In the end, Ricercar is one big family and just like in families, just like in couples, there are disagreements and separations. Sadly there are also departures. The French counter-tenor Henri Ledroit was one of Ricercar’s first soloists.  He was blessed with a golden voice and a rare intelligence, sensitivity and kindness. He passed away when we were preparing to record Nicolaus Bruhns’ complete cantatas. So we needed to ‘replace’ Henri. It was a friend, an English singer who had been invited to la Monnaie who suggested we ask James Bowman.
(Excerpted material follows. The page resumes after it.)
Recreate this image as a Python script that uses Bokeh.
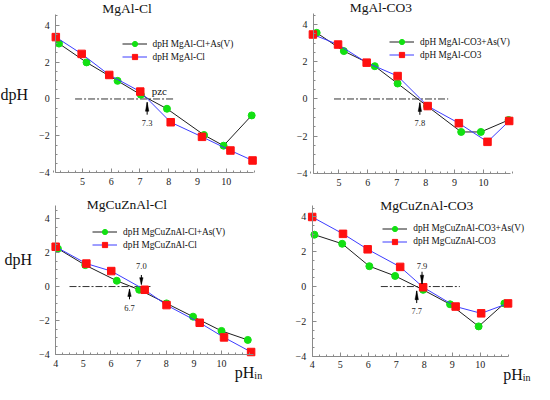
import numpy as np
from bokeh.plotting import figure
from bokeh.models import Range1d, FixedTicker, Label, Legend, LegendItem, LinearAxis
from bokeh.layouts import row, column
from bokeh.embed import file_html
from bokeh.resources import INLINE

FONT = "Liberation Serif"
GREEN = "#12e012"
RED = "#ff1010"
BLUE = "#3c3cff"
BLACK = "#1e1e1e"
AXIS = "#8a8a8a"

# ---------------- data ----------------
titles = ["MgAl-Cl", "MgAl-CO3", "MgCuZnAl-Cl", "MgCuZnAl-CO3"]

ph_mgal_cl_as = [4.18, 5.14, 6.22, 7.03, 7.94, 9.23, 9.91, 10.89]
dph_mgal_cl_as = [3.00, 1.98, 0.98, 0.23, -0.53, -1.95, -2.53, -0.89]
ph_mgal_cl = [4.07, 4.97, 5.93, 7.01, 8.07, 9.16, 10.15, 10.92]
dph_mgal_cl = [3.35, 2.44, 1.30, 0.40, -1.26, -2.05, -2.79, -3.33]

ph_mgal_co3_as = [4.23, 5.17, 6.24, 7.03, 8.05, 9.23, 9.91, 10.87]
dph_mgal_co3_as = [3.55, 2.57, 1.76, 0.83, -0.38, -1.77, -1.77, -1.13]
ph_mgal_co3 = [4.10, 4.97, 5.96, 7.03, 8.07, 9.15, 10.14, 10.89]
dph_mgal_co3 = [3.46, 2.92, 1.95, 1.23, -0.38, -1.30, -2.30, -1.18]

ph_mgcuznal_cl_as = [4.08, 5.07, 6.21, 7.02, 8.01, 8.97, 10.00, 10.95]
dph_mgcuznal_cl_as = [2.23, 1.26, 0.34, -0.19, -0.99, -1.77, -2.61, -3.14]
ph_mgcuznal_cl = [4.00, 5.11, 6.01, 7.22, 8.01, 9.21, 10.09, 11.07]
dph_mgcuznal_cl = [2.34, 1.35, 0.91, -0.19, -1.09, -2.13, -2.99, -3.85]

ph_mgcuznal_co3_as = [4.08, 5.07, 6.04, 6.96, 7.96, 8.92, 9.94, 10.86]
dph_mgcuznal_co3_as = [2.98, 2.46, 1.17, 0.61, -0.19, -1.02, -2.29, -0.97]
ph_mgcuznal_co3 = [4.00, 5.10, 5.98, 7.14, 7.96, 9.12, 10.03, 10.99]
dph_mgcuznal_co3 = [4.00, 3.03, 2.14, 1.13, -0.04, -1.15, -1.54, -0.97]

legend_as = ["dpH MgAl-Cl+As(V)", "dpH MgAl-CO3+As(V)",
             "dpH MgCuZnAl-Cl+As(V)", "dpH MgCuZnAl-CO3+As(V)"]
legend_plain = ["dpH MgAl-Cl", "dpH MgAl-CO3",
                "dpH MgCuZnAl-Cl", "dpH MgCuZnAl-CO3"]

# zero (pzc) dash-dot line extents
zero_start = [4.74, 4.83, 4.50, 6.45]
zero_end = [8.19, 8.78, 7.43, 9.27]

# pzc arrows: x, tip, tail, label text, label y
arrow_x = [[7.25], [7.80], [6.67, 7.10], [7.92, 7.73]]
arrow_tip = [[-0.18], [-0.20], [-0.15, 0.12], [0.15, -0.25]]
arrow_tail = [[-0.85], [-0.85], [-0.75, 0.68], [0.85, -0.95]]
arrow_text = [["7.3"], ["7.8"], ["6.7", "7.0"], ["7.9", "7.7"]]
arrow_text_y = [[-1.30], [-1.30], [-1.25, 1.20], [1.20, -1.38]]

x_major_top = [5, 6, 7, 8, 9, 10]
x_major_bottom = [4, 5, 6, 7, 8, 9, 10]
y_major = [-4, -2, 0, 2, 4]

# axis extents
x_bounds = [(4.065, 10.97), (4.12, 10.93), (4.0, 11.15), (4.0, 11.02)]
y_top = [4.6, 4.6, 4.76, 4.65]

series = [
    (ph_mgal_cl_as, dph_mgal_cl_as, ph_mgal_cl, dph_mgal_cl),
    (ph_mgal_co3_as, dph_mgal_co3_as, ph_mgal_co3, dph_mgal_co3),
    (ph_mgcuznal_cl_as, dph_mgcuznal_cl_as, ph_mgcuznal_cl, dph_mgcuznal_cl),
    (ph_mgcuznal_co3_as, dph_mgcuznal_co3_as, ph_mgcuznal_co3, dph_mgcuznal_co3),
]

# ---------------- layout (reference pixel geometry) ----------------
SX, SY = 0.98, 0.972
fig_ref = [(3.0, 275.4, 4.0, 197.4), (275.4, 547.9, 4.0, 197.4),
           (3.0, 275.4, 197.4, 399.1), (275.4, 547.9, 197.4, 399.1)]
fig_px = [(267, 188), (267, 188), (267, 196), (267, 196)]
cal = [dict(xpx=59.3, xval=4.065, xppu=29.3, y0=105.3, yppu=19.0),
       dict(xpx=348.3, xval=5.0, xppu=29.5, y0=105.3, yppu=19.17),
       dict(xpx=59.3, xval=4.0, xppu=28.2, y0=298.3, yppu=17.5),
       dict(xpx=321.0, xval=4.0, xppu=28.6, y0=298.3, yppu=17.9)]
title_ref = [(132, 12), (391, 11), (132, 214), (438, 215)]
legend_ref = [(127, 42.5), (400, 40.5), (97, 235.5), (393, 232)]
dph_ref = [(3, 101), None, (7, 270), None]
phin_ref = [None, None, (242, 387), (516, 389)]
pzc_ref = (165, 96.7)

x_minor = list(np.arange(4.0, 11.01, 0.25))
y_minor = list(np.arange(-4.0, 4.51, 0.5))


def style_axis(ax, ticks, minor, standoff):
    ax.ticker = FixedTicker(ticks=ticks, minor_ticks=minor)
    ax.axis_line_color = AXIS
    ax.major_tick_line_color = AXIS
    ax.minor_tick_line_color = AXIS
    ax.major_tick_in = 4
    ax.major_tick_out = 0
    ax.minor_tick_in = 2
    ax.minor_tick_out = 0
    ax.major_label_text_font = FONT
    ax.major_label_text_font_size = "10px"
    ax.major_label_text_color = "#222222"
    ax.major_label_standoff = standoff


def txt(p, x, y, s, size, align="center", baseline="middle", color="#111111"):
    p.add_layout(Label(x=x, y=y, text=s, text_font=FONT, text_font_size=size,
                       text_color=color, text_align=align, text_baseline=baseline))


figs = []
for i in range(4):
    c = cal[i]
    dx = lambda rx, c=c: c["xval"] + (rx - c["xpx"]) / c["xppu"]
    dy = lambda ry, c=c: (c["y0"] - ry) / c["yppu"]
    l, r, t, b = fig_ref[i]
    W, H = fig_px[i]
    p = figure(width=W, height=H,
               x_range=Range1d(dx(l), dx(r)), y_range=Range1d(dy(b), dy(t)),
               output_backend="svg", toolbar_location=None,
               x_axis_location=None, y_axis_location=None,
               min_border=0, min_border_left=0, min_border_right=0,
               min_border_top=0, min_border_bottom=0)
    p.grid.visible = False
    p.outline_line_color = None
    p.background_fill_color = "white"
    p.border_fill_color = "white"

    xb = x_bounds[i]
    yax = LinearAxis(fixed_location=xb[0], bounds=(-4, y_top[i]))
    style_axis(yax, y_major, y_minor, 6)
    p.add_layout(yax, "left")
    xax = LinearAxis(fixed_location=-4, bounds=xb)
    style_axis(xax, x_major_top if i < 2 else x_major_bottom, x_minor, 5)
    p.add_layout(xax, "below")

    xa, ya, xb2, yb2 = series[i]

    p.segment(x0=[zero_start[i]], y0=[0], x1=[zero_end[i]], y1=[0],
              line_color="#333333", line_width=1, line_dash="7 2 2 2")

    r1 = p.line(xa, ya, line_color=BLACK, line_width=1)
    r2 = p.scatter(xa, ya, marker="circle", size=7, fill_color=GREEN, line_color=GREEN)
    r3 = p.line(xb2, yb2, line_color=BLUE, line_width=1)
    r4 = p.scatter(xb2, yb2, marker="square", size=7.5, fill_color=RED, line_color=RED)

    hw = 1.7 / (c["xppu"] * SX)
    hx, hy = [], []
    for x, tp, tl in zip(arrow_x[i], arrow_tip[i], arrow_tail[i]):
        hb = tp + 0.72 * (tl - tp)
        hx.append([x - hw, x, x + hw])
        hy.append([hb, tp, hb])
    p.patches(hx, hy, fill_color="black", line_color="black", line_width=0.5)
    p.segment(x0=arrow_x[i], y0=arrow_tip[i], x1=arrow_x[i], y1=arrow_tail[i],
              line_color="black", line_width=1)
    for x, s, ty in zip(arrow_x[i], arrow_text[i], arrow_text_y[i]):
        txt(p, x, ty, s, "8.5px", color="#222222")

    if i == 0:
        txt(p, dx(pzc_ref[0]), dy(pzc_ref[1]), "pzc", "11px")

    gl, gt = legend_ref[i]
    lx = (gl - l) * SX
    ly = H - (gt - t) * SY - 26
    legend = Legend(items=[LegendItem(label=legend_as[i], renderers=[r1, r2]),
                           LegendItem(label=legend_plain[i], renderers=[r3, r4])],
                    location=(lx, ly))
    legend.border_line_color = None
    legend.background_fill_alpha = 0
    legend.padding = 0
    legend.margin = 0
    legend.spacing = 0
    legend.glyph_width = 25
    legend.glyph_height = 13
    legend.label_height = 13
    legend.label_standoff = 6
    legend.label_text_font = FONT
    legend.label_text_font_size = "9.3px"
    legend.label_text_color = "#111111"
    p.add_layout(legend)

    tx, ty = title_ref[i]
    txt(p, dx(tx), dy(ty), titles[i], "13.5px")

    if dph_ref[i] is not None:
        txt(p, dx(dph_ref[i][0]), dy(dph_ref[i][1]), "dpH", "16px", align="left")
    if phin_ref[i] is not None:
        px, py = phin_ref[i]
        txt(p, dx(px), dy(py), "pH", "16px", align="left", baseline="alphabetic")
        txt(p, dx(px + 20), dy(py + 3), "in", "10px", align="left", baseline="alphabetic")
    figs.append(p)

layout = column(row(figs[0], figs[1]), row(figs[2], figs[3]))
open("out.html", "w").write(file_html(layout, INLINE))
What, ask Bowman, a singer with such a great reputation to come and record an unknown repertoire for a small Belgian independent label that people have barely heard of?! Although I must confess I had already made a similarly bold move not long before; following the advice of Gustav Leonhardt (who had always been a big ‘fan’ of Ricercar), I had got in touch with Max van Egmond…  And like Max, James came, without any demands, just happy to be there with in our company and discovering something new.  It’s impossible to forget James’ laugh!

And so, having invited him to participate in numerous recordings with our legendary quartet of soloists (Greta de Reyghere, James Bowman, Guy De Mey and Max van Egmond) for several German baroque albums, it was logical to ask him to perform in this recital. The very one that is being re-released for the first time since 1991.

These are just a few of the treasured memories from this adventure which we have been on for 38 years now. It is the adventure of one of the few “small independent labels” to be involved in this great movement of historically informed performances, and that I am lucky enough to continue working with in the early 21st century thanks to the enthusiasm of Charles Adriaenssen and the fantastic team at Outhere, which has followed me with so much professionalism and friendship on this incredible journey.